There are spiritually advanced men and women today who can consciously leave the physical body as they do the house in which they live, while they visit distant places, annihilating space. To these the body is no more than a garment. Thus death is overcome and the knowledge attained that we are souls using a physical body; that death does not in itself confer upon any one either immortality or youth or love, but that these may be acquired by acts of virtue and unselfish service—not as payment or reward for unwilling work, but as the result of unfailing law, which gives what we demand.
What we demand we naturally work for. If we serve Love, we get the coin in which Love pays as naturally as we get the checks signed by Jones when we work for Jones, and by Smith when we work for Smith.
Death merely discloses our interior nature. If we have failed to transmute the life-energy into a love that is deeper than mere animal instinct; if we have missed the beautiful and the pure and the lofty idealism of Love, we will find ourselves as age-worn after death as before the change. But again we may note a wise provision of the Cosmic Law, for it is almost impossible for a human being to live through many years of life without having loved some person or some thing with at least a spark of unselfish love. Fortunately almost every one is better interiorly than he appears to our limited vision.
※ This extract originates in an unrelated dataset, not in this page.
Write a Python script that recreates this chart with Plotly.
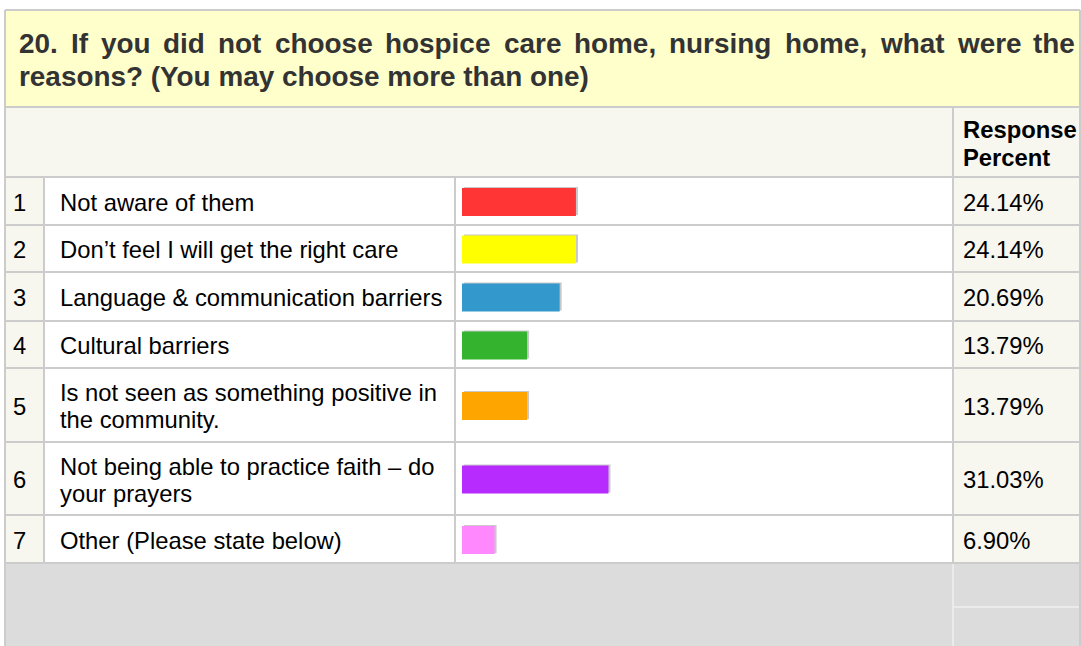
import plotly.graph_objects as go

# ---- data ----
row_numbers = ["1", "2", "3", "4", "5", "6", "7"]
reasons = [
    "Not aware of them",
    "Don\u2019t feel I will get the right care",
    "Language & communication barriers",
    "Cultural barriers",
    "Is not seen as something positive in\nthe community.",
    "Not being able to practice faith \u2013 do\nyour prayers",
    "Other (Please state below)",
]
response_percent = [24.14, 24.14, 20.69, 13.79, 13.79, 31.03, 6.90]
bar_colors = ["#FF3535", "#FFFF00", "#3399CC", "#33B32E", "#FFA500", "#B72BFF", "#FF88FF"]
percent_labels = [f"{v:.2f}%" for v in response_percent]

title_lines = [
    "20. If you did not choose hospice care home, nursing home, what were the",
    "reasons? (You may choose more than one)",
]
header_label = ["Response", "Percent"]

# ---- page geometry (pixels) ----
W, H = 1081, 646
col_x = [5, 44, 455, 953, 1080]          # table column borders
title_top, title_bottom = 10, 107
header_bottom = 177
row_edges = [177, 225, 272, 321, 368, 442, 515, 563]
footer_mid = 607
bar_left = 462                            # pixel where 0% sits
px_per_pct = 4.72
bar_thickness = 28

GRID = "#CCCCCC"
CELL_TINT = "#F7F6EF"
FONT = "Arial, Liberation Sans, sans-serif"
BODY_SIZE = 23.8
TITLE_SIZE = 27.9
LINE_GAP = 27

# Helvetica-Bold advance widths (1/1000 em) for justifying the title
HB = {
    " ": 278, ".": 278, ",": 278, "?": 611, "(": 333, ")": 333,
    "0": 556, "1": 556, "2": 556, "3": 556, "4": 556, "5": 556,
    "6": 556, "7": 556, "8": 556, "9": 556,
    "I": 278, "Y": 667,
    "a": 556, "b": 611, "c": 556, "d": 611, "e": 556, "f": 333, "g": 611,
    "h": 611, "i": 278, "j": 278, "k": 556, "l": 278, "m": 889, "n": 611,
    "o": 611, "p": 611, "q": 611, "r": 389, "s": 556, "t": 333, "u": 611,
    "v": 556, "w": 778, "x": 556, "y": 556, "z": 500,
}


def word_width(word, size):
    return sum(HB.get(ch, 556) for ch in word) * size / 1000.0


shapes = []


def rect(x0, y0, x1, y1, fill, line=None, lw=0):
    shapes.append(dict(type="rect", xref="x", yref="y", x0=x0, y0=y0, x1=x1, y1=y1,
                       fillcolor=fill, line=dict(width=lw, color=line or fill),
                       layer="below"))


def hline(x0, x1, y, color=GRID, lw=2):
    shapes.append(dict(type="line", xref="x", yref="y", x0=x0, x1=x1, y0=y, y1=y,
                       line=dict(color=color, width=lw), layer="below"))


def vline(x, y0, y1, color=GRID, lw=2):
    shapes.append(dict(type="line", xref="x", yref="y", x0=x, x1=x, y0=y0, y1=y1,
                       line=dict(color=color, width=lw), layer="below"))


# backgrounds
rect(col_x[0], title_top, col_x[-1], title_bottom, "#FFFFCC")
rect(col_x[0], title_bottom, col_x[-1], header_bottom, "#F7F7F0")
rect(col_x[0], row_edges[0], col_x[1], row_edges[-1], CELL_TINT)
rect(col_x[1], row_edges[0], col_x[3], row_edges[-1], "#FFFFFF")
rect(col_x[3], row_edges[0], col_x[4], row_edges[-1], CELL_TINT)
rect(col_x[0], row_edges[-1], col_x[-1], H, "#DCDCDC")

# footer lines
vline(col_x[3], row_edges[-1], H, color="#EBEBEB", lw=2)
hline(col_x[3], col_x[4], footer_mid, color="#EBEBEB", lw=2)

# grid
hline(col_x[0], col_x[-1], title_top)
hline(col_x[0], col_x[-1], title_bottom)
for y in row_edges:
    hline(col_x[0], col_x[-1], y)
vline(col_x[0], title_top, H)
vline(col_x[-1], title_top, H)
vline(col_x[3], title_bottom, row_edges[-1])
for x in col_x[1:3]:
    vline(x, row_edges[0], row_edges[-1])

row_centers = [(a + b) / 2 for a, b in zip(row_edges[:-1], row_edges[1:])]

annotations = []


def text(x, y, s, size=BODY_SIZE, bold=False, color="#000000"):
    annotations.append(dict(
        xref="x", yref="y", x=x, y=y, text=f"<b>{s}</b>" if bold else s,
        showarrow=False, xanchor="left", yanchor="middle",
        font=dict(family=FONT, size=size, color=color),
    ))


# title: first line justified across the box, second line left aligned
t_left, t_right = 19, 1075
words = title_lines[0].split(" ")
widths = [word_width(w, TITLE_SIZE) for w in words]
gap = (t_right - t_left - sum(widths)) / (len(words) - 1)
xpos = t_left
for w, wd in zip(words, widths):
    text(xpos - 2, 43, w, size=TITLE_SIZE, bold=True, color="#333333")
    xpos += wd + gap
text(t_left - 2, 76, title_lines[1], size=TITLE_SIZE, bold=True, color="#333333")

# header
text(961, 129, header_label[0], bold=True)
text(961, 157, header_label[1], bold=True)

# rows
for num, label, pct, yc in zip(row_numbers, reasons, percent_labels, row_centers):
    text(11, yc + 1, num)
    lines = label.split("\n")
    first = yc + 1 - LINE_GAP * (len(lines) - 1) / 2
    for i, ln in enumerate(lines):
        text(58, first + i * LINE_GAP, ln)
    text(961, yc + 1, pct)

# bars: grey shadow slightly up-right, coloured bar on top
shift = 2 / px_per_pct
fig = go.Figure()
fig.add_trace(go.Bar(
    x=response_percent, y=[c for c in row_centers], base=shift, orientation="h",
    width=bar_thickness, marker=dict(color="#C8C8C8", line=dict(width=0)),
    xaxis="x2", yaxis="y", hoverinfo="skip", showlegend=False,
))
fig.add_trace(go.Bar(
    x=response_percent, y=[c + 1 for c in row_centers], base=0, orientation="h",
    width=bar_thickness, marker=dict(color=bar_colors, line=dict(width=0)),
    xaxis="x2", yaxis="y", showlegend=False,
))

fig.update_layout(
    width=W, height=H,
    margin=dict(l=0, r=0, t=0, b=0),
    paper_bgcolor="#FFFFFF", plot_bgcolor="#FFFFFF",
    barmode="overlay",
    xaxis=dict(range=[0, W], visible=False, domain=[0, 1], fixedrange=True),
    xaxis2=dict(range=[-bar_left / px_per_pct, (W - bar_left) / px_per_pct],
                overlaying="x", anchor="y", visible=False, domain=[0, 1], fixedrange=True),
    yaxis=dict(range=[H, 0], visible=False, fixedrange=True),
    shapes=shapes,
    annotations=annotations,
)

fig.write_html("out.html")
The most depraved of mortals has his moments of the higher vision.
From this deduction of inquiring primitive man, namely that the blood was the source of procreative virility, it is easy to trace the logical result in the terrible practise of blood-sacrifice which reigned so long and which, carried from one nation to another, and engrafted into the God-idea, has come down to us in the story of the "sacrificial lamb," at length personified in Jesus, the Son of God, as a final act of propitiation.
The blood-atonement idea is naturally repulsive to civilized beings, and were it not that nearly every one who adheres to the old form of orthodox Christianity swallows theologic interpretation of the Bible as he would swallow a dose of castor-oil, by closing his eyes and holding his nose, the teaching as thus interpreted would be stopped by police authority. And yet we may readily trace the gradual descent of the God-idea of the ancients until it reached the culmination in the idea of sacrifice of a son of God Himself.
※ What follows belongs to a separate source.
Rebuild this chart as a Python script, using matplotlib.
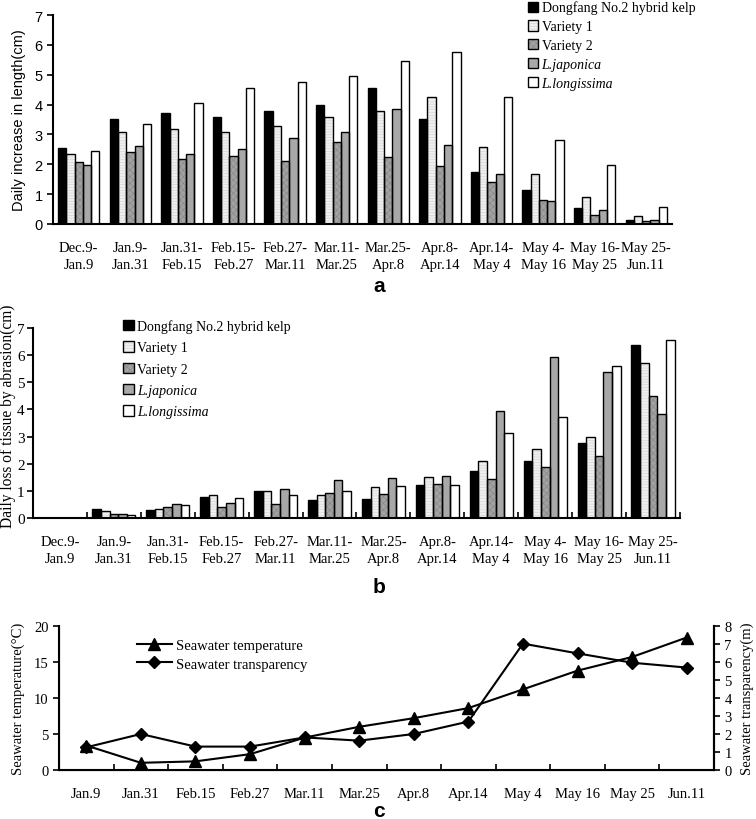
import numpy as np
import matplotlib
matplotlib.use("Agg")
import matplotlib.pyplot as plt
from matplotlib.patches import Patch, Rectangle
from matplotlib.lines import Line2D
from matplotlib.legend_handler import HandlerBase

# ---------------- data ----------------
periods = ["Dec.9-\nJan.9", "Jan.9-\nJan.31", "Jan.31-\nFeb.15", "Feb.15-\nFeb.27",
           "Feb.27-\nMar.11", "Mar.11-\nMar.25", "Mar.25-\nApr.8", "Apr.8-\nApr.14",
           "Apr.14-\nMay 4", "May 4-\nMay 16", "May 16-\nMay 25", "May 25-\nJun.11"]
series_names = ["Dongfang No.2 hybrid kelp", "Variety 1", "Variety 2",
                "L.japonica", "L.longissima"]
italic_series = [False, False, False, True, True]

# panel a: daily increase in length (cm)
growth_dongfang = [2.56, 3.53, 3.71, 3.57, 3.79, 3.97, 4.54, 3.52, 1.74, 1.15, 0.54, 0.14]
growth_var1     = [2.35, 3.07, 3.19, 3.07, 3.27, 3.58, 3.78, 4.24, 2.58, 1.66, 0.91, 0.26]
growth_var2     = [2.07, 2.41, 2.19, 2.27, 2.11, 2.74, 2.25, 1.94, 1.42, 0.80, 0.31, 0.10]
growth_japonica = [1.96, 2.61, 2.35, 2.51, 2.87, 3.09, 3.86, 2.66, 1.68, 0.77, 0.48, 0.12]
growth_longiss  = [2.44, 3.36, 4.04, 4.55, 4.76, 4.96, 5.45, 5.77, 4.24, 2.81, 1.97, 0.58]

# panel b: daily loss of tissue by abrasion (cm)
loss_dongfang = [0.0, 0.32, 0.28, 0.79, 0.98, 0.66, 0.71, 1.23, 1.73, 2.09, 2.75, 6.39]
loss_var1     = [0.0, 0.27, 0.34, 0.85, 0.98, 0.86, 1.13, 1.50, 2.10, 2.54, 3.00, 5.71]
loss_var2     = [0.0, 0.15, 0.40, 0.39, 0.50, 0.91, 0.88, 1.24, 1.44, 1.87, 2.28, 4.50]
loss_japonica = [0.0, 0.15, 0.50, 0.55, 1.08, 1.41, 1.49, 1.55, 3.94, 5.95, 5.39, 3.83]
loss_longiss  = [0.0, 0.12, 0.47, 0.75, 0.86, 0.98, 1.18, 1.20, 3.14, 3.72, 5.61, 6.57]

# panel c: environment
dates = ["Jan.9", "Jan.31", "Feb.15", "Feb.27", "Mar.11", "Mar.25", "Apr.8",
         "Apr.14", "May 4", "May 16", "May 25", "Jun.11"]
temperature  = [3.4, 1.0, 1.2, 2.2, 4.5, 6.0, 7.2, 8.6, 11.2, 13.8, 15.7, 18.4]
transparency = [1.26, 2.0, 1.30, 1.30, 1.81, 1.63, 2.0, 2.69, 7.02, 6.48, 5.96, 5.69]

# ---------------- styling ----------------
SERIF = "Liberation Serif"
SANS = "Liberation Sans"
plt.rcParams["hatch.linewidth"] = 0.4
bar_faces   = ["black", "#efefef", "#a2a2a2", "#a8a8a8", "white"]
bar_hatches = [None, "------", "xxxxx", None, None]
hatch_cols  = ["black", "#d2d2d2", "#858585", "#a8a8a8", "white"]

fig = plt.figure(figsize=(7.56, 8.2), dpi=100)
W, H = 756.0, 820.0

def axrect(x0, y_top, x1, y_bot):
    return [x0 / W, 1 - y_bot / H, (x1 - x0) / W, (y_bot - y_top) / H]

def draw_bars(ax, data):
    x = np.arange(len(periods))
    bw = 0.16
    for i, vals in enumerate(data):
        xs = x + (i - 2) * bw
        ax.bar(xs, vals, width=bw, color=bar_faces[i], edgecolor=hatch_cols[i],
               hatch=bar_hatches[i], linewidth=0, zorder=3)
        ax.bar(xs, vals, width=bw, color="none", edgecolor="black",
               linewidth=1.0, zorder=4)
    ax.set_xlim(-0.5, len(periods) - 0.5)
    ax.set_ylim(0, 7)
    ax.set_yticks(range(0, 8))
    ax.set_xticks(x)
    ax.spines["top"].set_visible(False)
    ax.spines["right"].set_visible(False)
    for s in ["left", "bottom"]:
        ax.spines[s].set_linewidth(1.5)
        ax.spines[s].set_zorder(5)

class HatchBoxHandler(HandlerBase):
    def __init__(self, idx):
        super().__init__()
        self.idx = idx

    def create_artists(self, legend, orig_handle, xdescent, ydescent, width, height,
                       fontsize, trans):
        i = self.idx
        r1 = Rectangle((-xdescent, -ydescent), width, height, facecolor=bar_faces[i],
                       edgecolor=hatch_cols[i], hatch=bar_hatches[i], linewidth=0,
                       transform=trans)
        r2 = Rectangle((-xdescent, -ydescent), width, height, facecolor="none",
                       edgecolor="black", linewidth=1.0, transform=trans)
        return [r1, r2]

def add_bar_legend(ax, anchor, size, spacing):
    handles = [Patch(facecolor=c) for c in bar_faces]
    hmap = {h: HatchBoxHandler(i) for i, h in enumerate(handles)}
    leg = ax.legend(handles, series_names, loc="upper left", bbox_to_anchor=anchor,
                    frameon=False, prop={"family": SERIF, "size": size},
                    handlelength=0.75, handleheight=0.75, handletextpad=0.25,
                    labelspacing=spacing, borderaxespad=0, handler_map=hmap)
    for txt, it in zip(leg.get_texts(), italic_series):
        if it:
            txt.set_fontstyle("italic")
    return leg

# ---------- panel a ----------
axa = fig.add_axes(axrect(53, 16, 672, 225))
draw_bars(axa, [growth_dongfang, growth_var1, growth_var2, growth_japonica, growth_longiss])
axa.set_xticklabels(periods, fontfamily=SERIF, fontsize=10.5, linespacing=1.45)
axa.tick_params(axis="x", length=0, pad=12)
axa.tick_params(axis="y", direction="out", length=4, width=1.2, labelsize=10.5)
for t in axa.get_yticklabels():
    t.set_fontfamily(SANS)
axa.set_ylabel("Daily increase in length(cm)", fontfamily=SANS, fontsize=10.5, labelpad=6)
add_bar_legend(axa, (0.758, 1.095), 10, 0.42)
fig.text(379 / W, 1 - 287 / H, "a", fontfamily=SANS, fontweight="bold", fontsize=15,
         ha="center", va="center")

# ---------- panel b ----------
axb = fig.add_axes(axrect(33, 329, 680, 519))
draw_bars(axb, [loss_dongfang, loss_var1, loss_var2, loss_japonica, loss_longiss])
axb.set_xticklabels(periods, fontfamily=SERIF, fontsize=10.5, linespacing=1.45)
axb.set_xticks(np.arange(0.5, len(periods), 1.0), minor=True)
axb.tick_params(axis="x", which="major", length=0, pad=12)
axb.tick_params(axis="x", which="minor", direction="in", length=4, width=1.2)
axb.tick_params(axis="y", direction="out", length=4, width=1.2, labelsize=11, pad=2)
for t in axb.get_yticklabels():
    t.set_fontfamily(SERIF)
axb.set_ylabel("Daily loss of tissue by abrasion(cm)", fontfamily=SERIF, fontsize=11.2,
               labelpad=0, va="center")
axb.yaxis.set_label_coords(-0.038, 0.54)
add_bar_legend(axb, (0.131, 1.075), 10, 0.6)
fig.text(379 / W, 1 - 588 / H, "b", fontfamily=SANS, fontweight="bold", fontsize=15,
         ha="center", va="center")

# ---------- panel c ----------
axc = fig.add_axes(axrect(59, 627, 714, 771))
xc = np.arange(len(dates))
axc.plot(xc, temperature, color="black", linewidth=1.5, marker="^", markersize=8.5,
         zorder=3)
axc.set_ylim(0, 20)
axc.set_yticks([0, 5, 10, 15, 20])
axc.set_xlim(-0.5, len(dates) - 0.5)
axc.set_xticks(xc)
axc.set_xticklabels(dates, fontfamily=SERIF, fontsize=10.5)
axc.set_xticks(np.arange(0.5, len(dates), 1.0), minor=True)
axc.tick_params(axis="x", which="major", length=0, pad=12)
axc.tick_params(axis="x", which="minor", direction="in", length=4, width=1.2)
axc.tick_params(axis="y", direction="out", length=4, width=1.2, labelsize=10.5)
for t in axc.get_yticklabels():
    t.set_fontfamily(SERIF)
axc.set_ylabel("Seawater temperature(\u00b0C)", fontfamily=SERIF, fontsize=10.5, labelpad=6)
axc.spines["top"].set_visible(False)
for s in ["left", "bottom", "right"]:
    axc.spines[s].set_linewidth(1.5)

axc2 = axc.twinx()
axc2.plot(xc, transparency, color="black", linewidth=1.5, marker="D", markersize=6.5,
          zorder=3)
axc2.set_ylim(0, 8)
axc2.set_yticks(range(0, 9))
axc2.tick_params(axis="y", direction="out", length=4, width=1.2, labelsize=10.5)
for t in axc2.get_yticklabels():
    t.set_fontfamily(SERIF)
axc2.set_ylabel("Seawater transparency(m)", fontfamily=SERIF, fontsize=10.5, labelpad=6)
axc2.spines["top"].set_visible(False)
axc2.spines["right"].set_linewidth(1.5)

handles_c = [Line2D([0], [0], color="black", linewidth=1.5, marker="^", markersize=8.5),
             Line2D([0], [0], color="black", linewidth=1.5, marker="D", markersize=6.5)]
axc.legend(handles_c, ["Seawater temperature", "Seawater transparency"], loc="upper left",
           bbox_to_anchor=(0.11, 0.95), frameon=False,
           prop={"family": SERIF, "size": 10.5}, handlelength=2.4, handletextpad=0.3,
           labelspacing=0.35, borderaxespad=0)
fig.text(379 / W, 1 - 812 / H, "c", fontfamily=SANS, fontweight="bold", fontsize=15,
         ha="center", va="center")

fig.savefig("out.png", dpi=100)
In their blind but eager groping for some means of escape from death, even as we of this day and generation are groping, the early races observed that birth was accompanied by blood; that as age came on and the blood became thin, and in the case of the female ceased to flow at certain reproductive periods, the power of generation ceased. What more natural to primitive man than that he should conceive the idea of sending back to this unknown and invisible power behind the veil of the sky the blood, which he must need to supply his creative energies? And when the sacrifice of animals was not sufficient for this God, they concluded that it must be because he required the blood of man.
And so at first the old and the sick and the deformed were sacrificed; but as it was seen that this did not answer the need, they began to sacrifice the young, and naturally the slaves were substituted for the aged, as affording more blood; and when this failed the idea came, that the sacrifice must be that of one who was innocent of the world, and so they selected a girl or a young man, who had been secluded and trained to the thought of sacrifice, and in whom the sex-function had been rigorously suppressed.
And still the old grew bloodless and death claimed his toll, and so they conceived the idea of voluntary blood-sacrifice, and we read of repeated occasions in which fanatical ones offered themselves freely on the sacrificial altars as atonement for the sins of their people. At length this contagion of sacrifice consummated in the idea that the only Son of God Himself became a voluntary offering to pay the final debt of transgression and set men free from death, that they might have eternal life, which to them meant life in the physical body.
It is not at all possible that Jesus had any such idea of his mission. He was far too illumined for that, even judging from the meager accounts which we have of his life and message. But when the story of his mission on earth came to be told and retold the idea of blood-sacrifice as payment for the privilege of physical virility, so implanted in the race-thought from centuries of such belief, could not die immediately, and thus it reaches us today adown the centuries and is re-told (though we trust not believed) in most of the Christian churches in this civilized century.